Due to their pattered nanometer-sale structures, nanoarchitected materials were seen as potentially lighter and tougher than comparable materials. But this potential had largely been unrealized until the Portela-Green team studied the materials under conditions of fast deformation, such as during high-velocity impacts.

At Caltech, the team fabricated a nanoarchitected material using a two-photon lithography technique and constructed a repeating lattice pattern composed of microscopic struts before they finally arrived at their finally arrived at their ultralight carbon material.

Back at MIT, they performed microparticle impact experiments to test the material’s resilience to extreme deformation. Using ultrafast lasers, the researchers were able to control the speed at which microparticle projectiles impacted the nanoarchitected material made of two different densities. They found that the denser material was more resilient and embedded microparticles within it rather than allow them to tear through.
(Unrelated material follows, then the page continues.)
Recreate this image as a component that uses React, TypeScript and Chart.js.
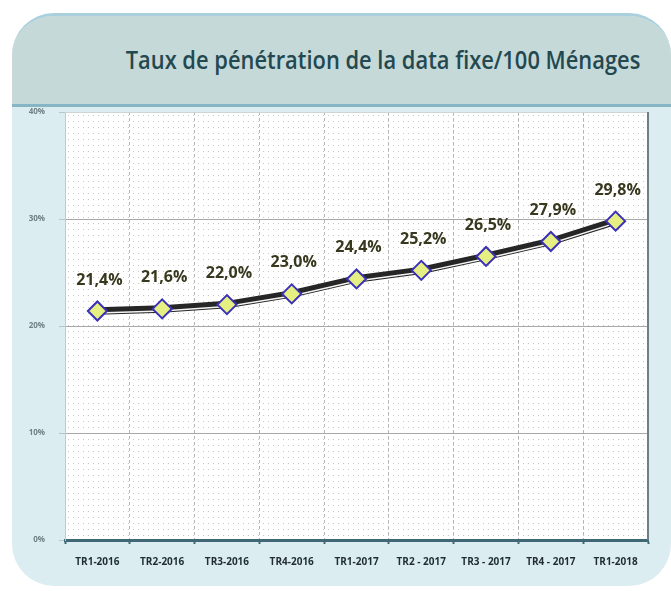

Upon closer inspection, the team observed that while the microscopic struts and beams within the denser material had been impacted by the projectiles, the surrounding lattice architecture had remained intact.

“We show the material can absorb a lot of energy because of this shock compaction mechanism of struts at the nanoscale, versus something that’s fully dense and monolithic, not nanoarchitected,” Portela says.

“Nanoarchitected materials truly are promising as impact-mitigating materials,” he adds “There’s a lot we don’t know about them yet, and we’re starting this path to answering these questions and opening the door to their widespread applications.”